Friends Rise, Phonies Flee--No truer words were spoken when TLC sang, “What About Your Friends” or Whodini rapped, "Friends. How many of us have them?" People who mean you well, have your best interest at heart and genuinely care about you will reveal themselves. They will help you through this process even when they are dealing with their own issues. Everyone enjoys being around a person during good times and sunny days, but like New Edition once said, "Can you stand the rain?" Dark seasons in life come from out of nowhere and only fair weather friends will flee when they do. One person admitted to abandoning a few friends because of survivor’s guilt. “We worked together,” she explained. “They lost their jobs and I didn’t. I felt bad but didn’t know what to say so I just stayed away.”

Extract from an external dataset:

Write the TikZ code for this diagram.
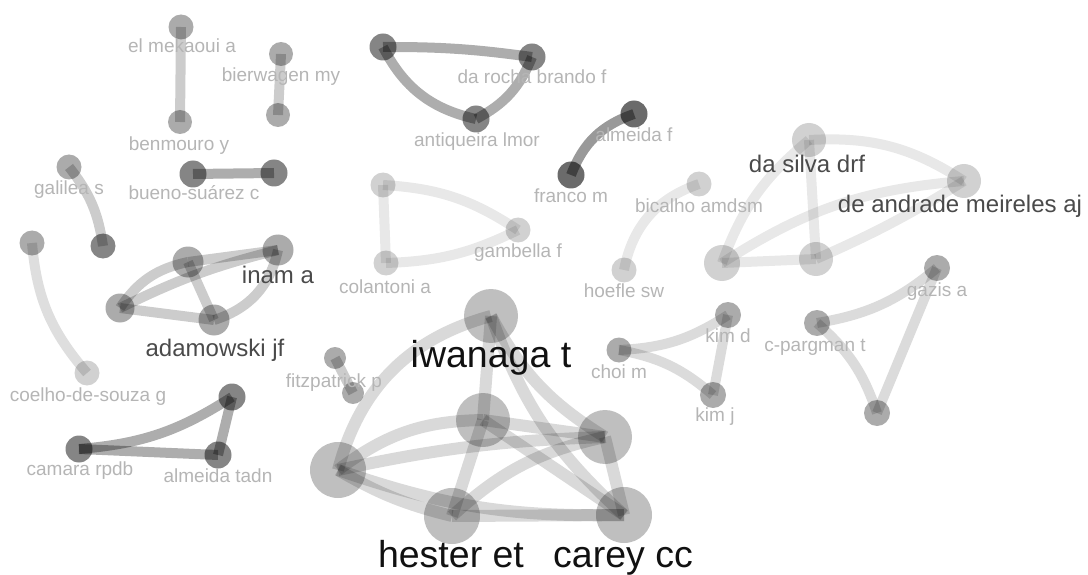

A Mind Is A Terrible Thing To Lose--Your friends and family may be wonderful, but they can only do but so much. You will have to do the rest. Sometimes this means seeking professional counseling or life coaching. There are places where you reside that possibly offer free counseling services, but you will have to do some research to locate them. If you have a church home, speaking with someone there could be a step in the right direction. A mind is a terrible thing to lose. Love yourself enough to take care of yourself, mind and soul.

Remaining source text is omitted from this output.